Conductive Ink

Conductive Ink

Conductive ink is a type of ink that produces a printed object that conducts electricity. It is used in a variety of applications where traditional circuitry would be too complex or impractical, such as printed electronics, flexible electronics, sensors, RFID (radio-frequency identification) tags, touchscreens, and others.  Ink is typically infused with graphite or other conductive materials to produce it.

Conductive ink has the advantage of allowing you to create circuits or conductive traces on unusual substrates such as paper, fabric, plastic, or even curved surfaces. Because of the emergence of nanotechnology, there has been a growing interest in replacing metallic materials with nanomaterials. Graphene and carbon nanotube-based conductive ink, among other nanomaterials, are gaining popularity due to their high electrical conductivity and surface area.

Metals or metal alloys such as silver, copper, gold, or carbon-based materials such as graphite or carbon nanotubes can be used as conductive materials in these inks. These materials give the ink its conductive properties, which enable it to carry electrical current. The ink is frequently formulated to be compatible with printing techniques such as screen printing, inkjet printing, and even 3D printing, allowing for the creation of complex electronic patterns on various surfaces.
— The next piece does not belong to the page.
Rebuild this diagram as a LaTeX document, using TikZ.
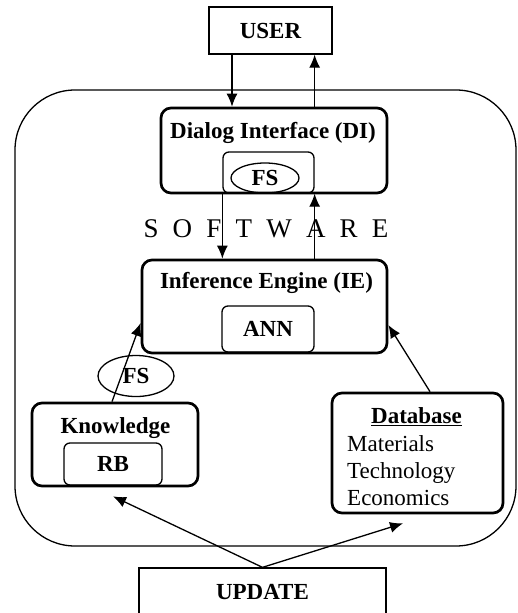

Recently, more emphasis has been placed on using eco-friendly conductive ink with water as a solvent rather than organic solvents, which are harmful to the environment. However, the high surface tension of water precludes its use. Various natural and synthetic surfactants are now used to reduce the surface tension of water and ensure uniform nanomaterials dispersibility for smooth printing and wide application.

Particle-based inks, which contain conductive particles suspended in a liquid carrier, and polymer-based inks, which contain conductive polymers dissolved in a solvent, are two types of conductive inks. The formulation of the ink is determined by the specific application as well as the desired conductivity, flexibility, and durability of the printed circuit.

One of the benefits of conductive inks is their adaptability. They allow for the creation of flexible and lightweight electronic devices, which are suitable for applications such as wearable technology, smart packaging, and others. It should be noted, however, that the conductivity of these inks may not be as high as that of traditional metal conductors, which may limit their use in certain high-performance applications.

Today, silver inks have a variety of applications, including printing RFID tags, which are used in modern transit tickets, as well as improvising or repairing circuits on printed circuit boards. Membranes with printed circuits in computer keyboards detect when a key is pressed. Windshield defrosters are also printed and consist of resistive traces applied to the glass.

Conductive inks have received a lot of attention and development in recent years as researchers and businesses look for new ways to incorporate electronics into various aspects of daily life.